Each December, TIME Magazine names a person of the year — someone who has most influenced the news and world, for good or ill. Last year, TIME chose President Donald Trump for the second time. The year before that, it was Taylor Swift, who many claimed saved the economy from a recession with her Eras Tour. In 1938, the magazine chose Adolf Hitler

This year, TIME has chosen to bestow its award on not just one person, but a group of people: the so-called “Architects of AI,” comprising the CEOs shaping the global AI race from the U.S. With AI on everyone’s minds, embodying hope for a small minority and economic anxiety for a majority, per recent Edelman data, this tracks.

“For decades, humankind steeled itself for the rise of thinking machines,” the article reads. “Leaders striving to develop the technology, including Sam Altman and Elon Musk, warned that the pursuit of its powers could create unforeseen catastrophe […] This year, the debate about how to wield AI responsibly gave way to a sprint to deploy it as fast as possible.”

Based on one of TIME’s two cover photos, some of those people appear to be Nvidia’s Jensen Huang, Tesla’s Elon Musk, OpenAI’s Sam Altman, Meta’s Mark Zuckerberg, AMD’s Lisa Su, Anthropic’s Dario Amodei, Google DeepMind’s Demis Hassabis, and World Labs’ Fei-Fei Li — all individuals who raced “both beside and against each other.” 

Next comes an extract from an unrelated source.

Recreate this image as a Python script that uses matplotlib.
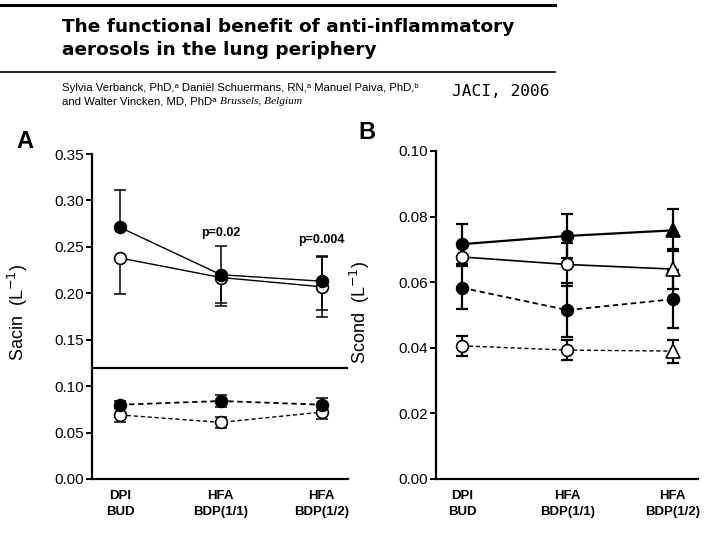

TIME writes that these individuals, through their multibillion-dollar bets on “one of the biggest physical infrastructure projects of all time,” have reshaped government policy, turned up the heat on geopolitical competition, and pushed AI adoption forward. 

This is the story of how AI changed our world in 2025, in new and exciting and sometimes frightening ways. It is the story of how Huang and other tech titans grabbed the wheel of history, developing technology and making decisions that are reshaping the information landscape, the climate, and our livelihoods… AI emerged as arguably the most consequential tool in great-power competition since the advent of nuclear weapons.

TIME only announced the news on Thursday morning, but images of the cover photo were leaked on prediction market Polymarket on Wednesday evening.